Saturday, 31 July 2010

Individual production and consumption. Progress?

Think I made this point before but in the 21st Century after several hundred years of explosive scientific and technological "progress" we still live in a world where people are concerned about where their food comes from.

The reason for this statement is the realisation that my mother and my sister are very concerned about where the money to support myself will come from. I don't have this fear because I know that the real problem is human population and it is true that a large percentage of the human population will have to die when oil runs out. But while oil is cheap then food is cheap and there is a plentiful supply. My worry then is not whether I have the money to buy food, but rather whether the human race can manufacture enough food in the future.

I guess this cuts deep into the issue of employment which I am not interested in. For my mother and my sister it is enough to get a job to get food. Yet I see my mother weeding the garden and throwing away plants that I have learned are excellent to eat - nettles, fat hen, jack-by-the-road to name my favouries. Food doesn't actually come from employment. The problem is that oil has lead to machines and plentiful food and so high population. This I now suspect is the real reason for human population growth - nothing to do with the medical advances. The sun is impossible to own so the energy and food from it is free. Oil however is every capitalists dream because it is easy to own and the population whose energy comes from oil has thus been bought by the capitalists who own oil. We thus have to "work" for the capitalists to get at that energy.

This it seems to me is the underpinning of the current world order. Once it was land rents on farm land. The sun (and energy) couldn't be owned but the land required to grow plants could so the capitalists/land-owners managed to get the others to work for them. Now it is much easier: the cost of land is higher and the value of human labour is lower since people have to compete with mass produced agriculture, we have therefore to work even harder to get at our energy.

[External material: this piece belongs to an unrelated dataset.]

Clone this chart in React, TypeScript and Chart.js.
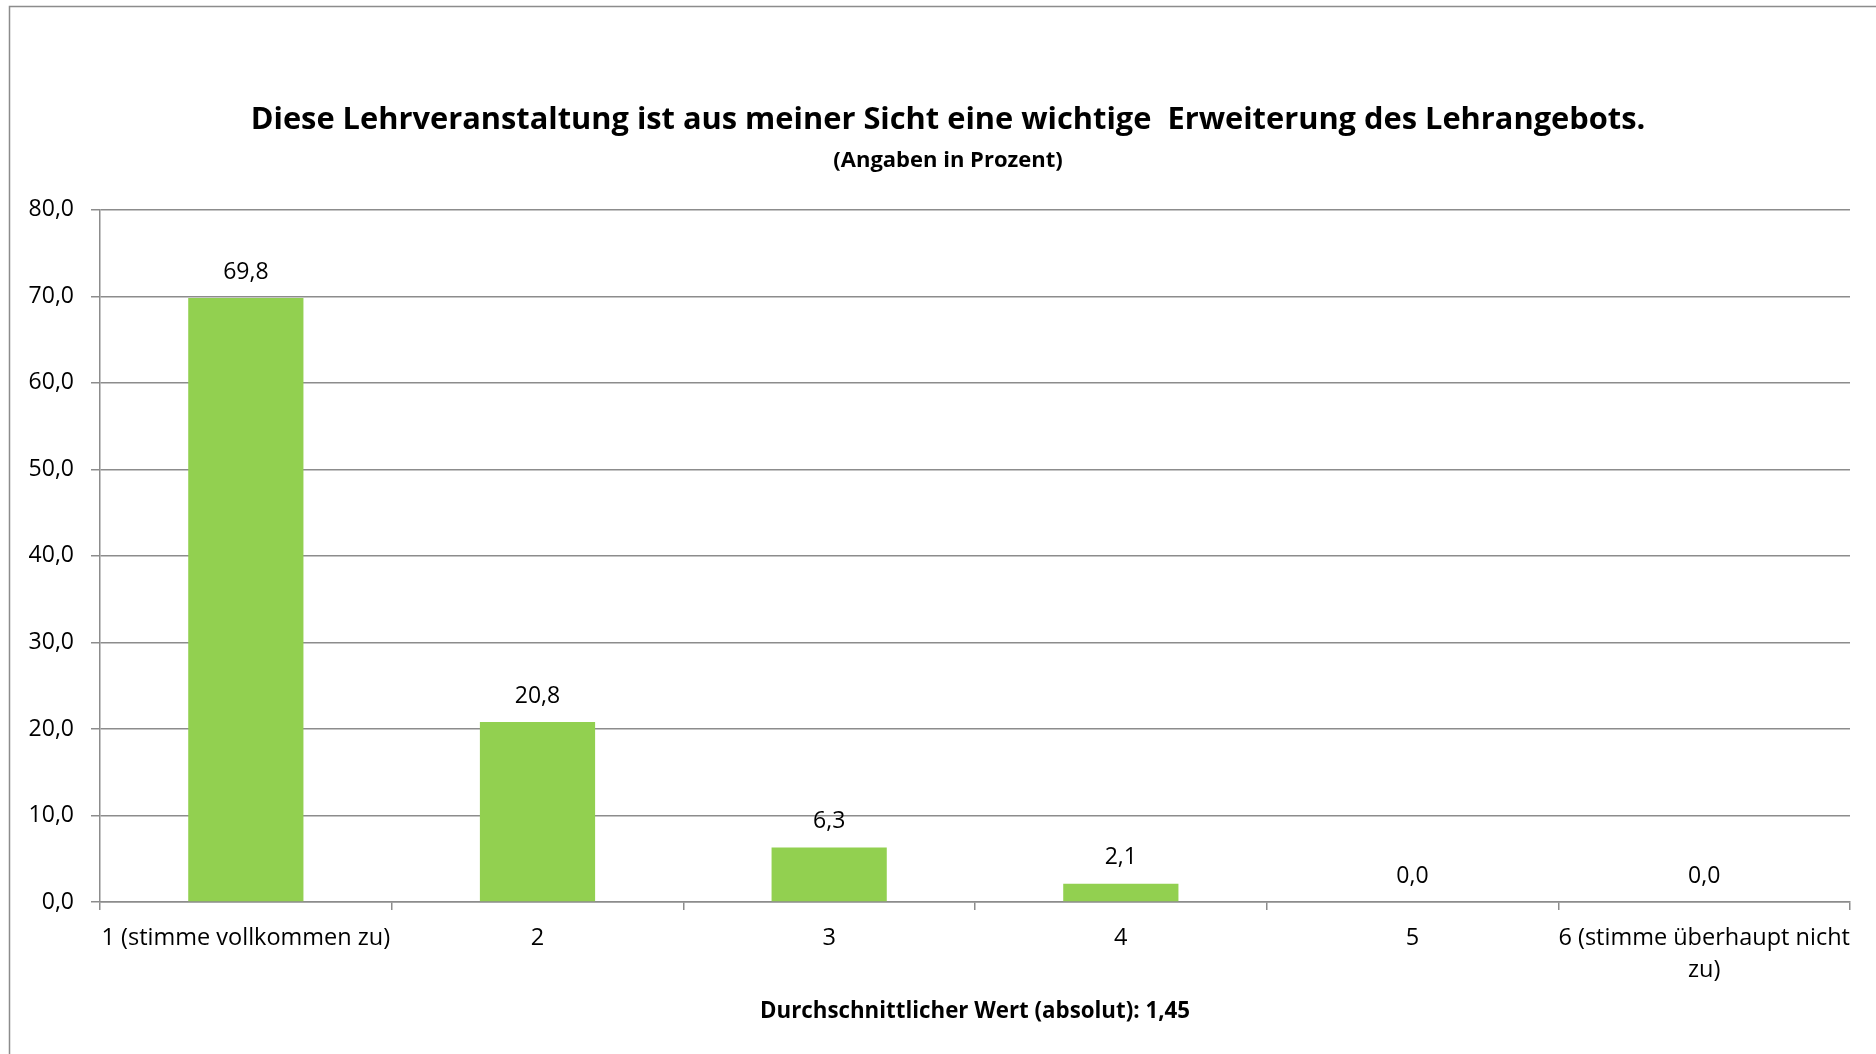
import React, { useEffect, useRef } from "react";
import { Chart, registerables } from "chart.js";

Chart.register(...registerables);

// ---- data ----
const categories: (string | string[])[] = [
  "1 (stimme vollkommen zu)",
  "2",
  "3",
  "4",
  "5",
  ["6 (stimme überhaupt nicht", "zu)"],
];
const values: number[] = [69.8, 20.8, 6.3, 2.1, 0.0, 0.0];
const yMin = 0;
const yMax = 80;
const yStep = 10;
const titleText = "Diese Lehrveranstaltung ist aus meiner Sicht eine wichtige  Erweiterung des Lehrangebots.";
const subtitleText = "(Angaben in Prozent)";
const xAxisTitle = "Durchschnittlicher Wert (absolut): 1,45";

const FONT = "'Open Sans'";
const GRID = "#8c8c8c";
const BAR = "#92d050";

const fmt = (v: number) => v.toFixed(1).replace(".", ",");

const framePlugin = {
  id: "frame",
  beforeDraw(chart: any) {
    const { ctx, width, height } = chart;
    ctx.save();
    ctx.fillStyle = "#ffffff";
    ctx.fillRect(0, 0, width, height);
    ctx.strokeStyle = GRID;
    ctx.lineWidth = 1.5;
    ctx.beginPath();
    ctx.moveTo(9.5, height);
    ctx.lineTo(9.5, 6.5);
    ctx.lineTo(width, 6.5);
    ctx.stroke();
    ctx.restore();
  },
};

const dataLabelPlugin = {
  id: "dataLabels",
  afterDatasetsDraw(chart: any) {
    const { ctx } = chart;
    const meta = chart.getDatasetMeta(0);
    ctx.save();
    ctx.font = `23px ${FONT}`;
    ctx.fillStyle = "#000000";
    ctx.textAlign = "center";
    ctx.textBaseline = "middle";
    meta.data.forEach((bar: any, i: number) => {
      ctx.fillText(fmt(values[i]), bar.x, bar.y - 26);
    });
    ctx.restore();
  },
};

export default function App() {
  const ref = useRef<HTMLCanvasElement | null>(null);

  useEffect(() => {
    if (!ref.current) return;
    const chart = new Chart(ref.current, {
      type: "bar",
      data: {
        labels: categories as any,
        datasets: [
          {
            data: values,
            backgroundColor: BAR,
            borderWidth: 0,
            categoryPercentage: 1,
            barPercentage: 0.395,
            yAxisID: "y",
          },
        ],
      },
      options: {
        animation: false,
        responsive: false,
        devicePixelRatio: 1,
        layout: { padding: { left: 24, right: 4, top: 0, bottom: 0 } },
        plugins: {
          legend: { display: false },
          tooltip: { enabled: false },
          title: {
            display: true,
            text: titleText,
            color: "#000000",
            font: { family: FONT, size: 30.8, weight: "bold", lineHeight: 1.2 },
            padding: { top: 102, bottom: 0 },
          },
          subtitle: {
            display: true,
            text: subtitleText,
            color: "#000000",
            font: { family: FONT, size: 22, weight: "bold", lineHeight: 1.2 },
            padding: { top: 9, bottom: 35.5 },
          },
        },
        scales: {
          x: {
            grid: {
              display: true,
              drawOnChartArea: false,
              drawTicks: true,
              tickLength: 8,
              color: GRID,
              lineWidth: 1.5,
            },
            border: { display: true, color: GRID, width: 1.5 },
            ticks: {
              color: "#000000",
              font: { family: FONT, size: 23.5, lineHeight: 1.38 },
              padding: 12,
              maxRotation: 0,
              minRotation: 0,
              autoSkip: false,
            },
            title: {
              display: true,
              text: xAxisTitle,
              color: "#000000",
              font: { family: FONT, size: 22.3, weight: "bold", lineHeight: 1.2 },
              padding: { top: 0, bottom: 29 },
            },
            afterFit: (scale: any) => {
              scale.height = 152;
            },
          },
          y: {
            min: yMin,
            max: yMax,
            ticks: {
              stepSize: yStep,
              color: "#000000",
              font: { family: FONT, size: 23 },
              padding: 17,
              callback: (v: any) => fmt(Number(v)),
            },
            grid: {
              color: GRID,
              lineWidth: 1.5,
              tickLength: 9,
            },
            border: { display: true, color: GRID, width: 1.5 },
            afterFit: (scale: any) => {
              scale.width = 76;
            },
          },
          yRight: {
            position: "right",
            min: yMin,
            max: yMax,
            grid: { display: false, drawTicks: false },
            border: { display: false },
            ticks: { display: false },
            afterFit: (scale: any) => {
              scale.width = 22;
            },
          },
        },
      },
      plugins: [framePlugin, dataLabelPlugin],
    });
    return () => chart.destroy();
  }, []);

  return (
    <div
      style={{
        position: "fixed",
        left: 0,
        top: 0,
        width: 1876,
        height: 1054,
        overflow: "hidden",
        background: "#ffffff",
      }}
    >
      <canvas ref={ref} width={1876} height={1054} style={{ display: "block" }} />
    </div>
  );
}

This picture is far away from the naive 1950s image of progress leading to more free time and leisure. At the bottom line despite the enormous progress it seems oddly that things have not changed at all. People still worry about where their next meal will come from. This point has been analysed at length (in terms of social structure) but remaking to point from the other side that it is social structure only that maintains a system where we need to work for our food.

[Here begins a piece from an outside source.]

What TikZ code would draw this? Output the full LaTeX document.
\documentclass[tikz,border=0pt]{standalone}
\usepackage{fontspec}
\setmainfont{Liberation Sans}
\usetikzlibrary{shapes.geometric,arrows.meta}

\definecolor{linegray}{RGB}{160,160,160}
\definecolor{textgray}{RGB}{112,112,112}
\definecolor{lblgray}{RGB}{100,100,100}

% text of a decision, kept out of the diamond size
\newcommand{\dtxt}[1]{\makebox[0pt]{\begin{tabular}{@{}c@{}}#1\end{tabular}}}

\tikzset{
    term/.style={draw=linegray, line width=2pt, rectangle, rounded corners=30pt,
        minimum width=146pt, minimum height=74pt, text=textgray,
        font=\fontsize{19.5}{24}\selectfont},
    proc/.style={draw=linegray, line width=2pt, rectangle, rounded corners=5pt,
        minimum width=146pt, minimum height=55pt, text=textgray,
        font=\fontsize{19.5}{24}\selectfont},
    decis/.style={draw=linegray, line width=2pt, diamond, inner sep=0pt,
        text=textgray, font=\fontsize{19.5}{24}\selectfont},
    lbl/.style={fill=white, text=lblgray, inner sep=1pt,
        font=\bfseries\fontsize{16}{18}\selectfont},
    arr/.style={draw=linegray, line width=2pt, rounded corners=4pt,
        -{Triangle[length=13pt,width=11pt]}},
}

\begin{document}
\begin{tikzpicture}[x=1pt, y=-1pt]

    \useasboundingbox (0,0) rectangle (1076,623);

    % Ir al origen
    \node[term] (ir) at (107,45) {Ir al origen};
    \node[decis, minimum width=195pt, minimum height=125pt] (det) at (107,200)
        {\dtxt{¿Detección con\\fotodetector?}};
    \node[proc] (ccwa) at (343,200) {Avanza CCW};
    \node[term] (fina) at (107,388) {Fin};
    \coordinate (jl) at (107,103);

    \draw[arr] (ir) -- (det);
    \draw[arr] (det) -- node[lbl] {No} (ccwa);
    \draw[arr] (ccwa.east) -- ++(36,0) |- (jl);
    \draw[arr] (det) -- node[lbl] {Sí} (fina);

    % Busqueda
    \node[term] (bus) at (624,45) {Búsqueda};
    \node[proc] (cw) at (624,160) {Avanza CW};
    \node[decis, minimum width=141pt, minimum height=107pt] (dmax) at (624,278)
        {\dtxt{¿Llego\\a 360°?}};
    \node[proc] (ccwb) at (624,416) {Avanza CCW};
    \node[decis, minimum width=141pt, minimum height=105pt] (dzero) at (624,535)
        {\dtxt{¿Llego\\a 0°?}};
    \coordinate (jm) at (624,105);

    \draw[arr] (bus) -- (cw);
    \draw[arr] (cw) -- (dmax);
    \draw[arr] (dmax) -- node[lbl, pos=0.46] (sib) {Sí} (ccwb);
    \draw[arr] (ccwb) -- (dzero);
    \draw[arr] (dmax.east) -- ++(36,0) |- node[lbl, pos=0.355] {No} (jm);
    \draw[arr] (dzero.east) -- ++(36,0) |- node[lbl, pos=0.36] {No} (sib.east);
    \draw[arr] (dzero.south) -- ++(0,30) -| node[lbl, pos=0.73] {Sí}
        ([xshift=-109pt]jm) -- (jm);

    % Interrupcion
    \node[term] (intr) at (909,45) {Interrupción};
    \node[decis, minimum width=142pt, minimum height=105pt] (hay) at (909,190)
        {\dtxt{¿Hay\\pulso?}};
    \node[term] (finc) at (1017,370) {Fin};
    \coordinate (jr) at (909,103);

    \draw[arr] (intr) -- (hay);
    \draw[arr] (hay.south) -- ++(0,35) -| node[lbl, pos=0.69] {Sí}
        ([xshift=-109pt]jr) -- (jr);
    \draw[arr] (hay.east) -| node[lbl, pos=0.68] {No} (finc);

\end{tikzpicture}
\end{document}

The more I look at things the more I see either one of two possibilities. The human race has been pregnant with a massive paradigm shift in the concept of life and living for many centuries but is either lacking imagination in making to move OR the ruling elites are afraid to offer up their comforts and embrace the change.

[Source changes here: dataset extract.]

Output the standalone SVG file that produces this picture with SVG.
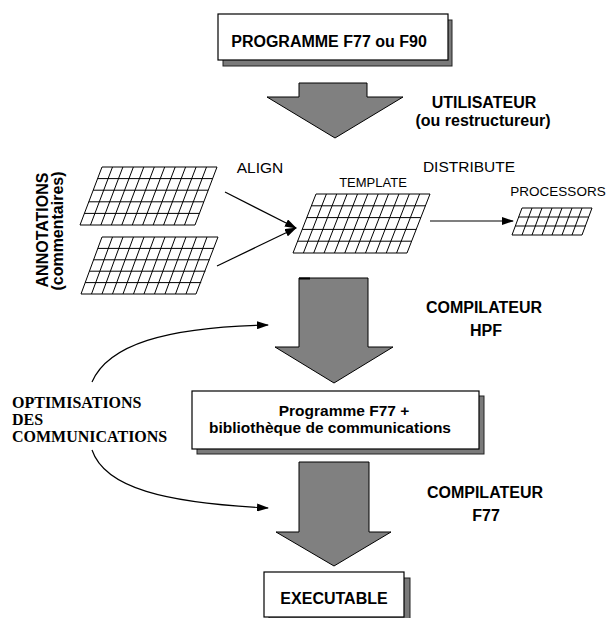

Basically as has been said for decades, and been obvious for millenia there is enough food to go around and feed the world multiply. That the energy to make this food is currently plentiful and cheap. That the number of jobs available is falling every year (from efficiency and mechanisation) yet we insist on a system where distribution of productivity is to those who work... i.e. those eligible for payouts from the system are fewer in number each year and the payouts are greater each year! Where private ownership is preferred to public owenership with the obvious benefits. As an example I use public toilets just as Rome had. Consider the efficiency in everyone using a local toilet rather than having to manage a single one each. That the human race is trapped within a paradigm of individual productivity and consumption.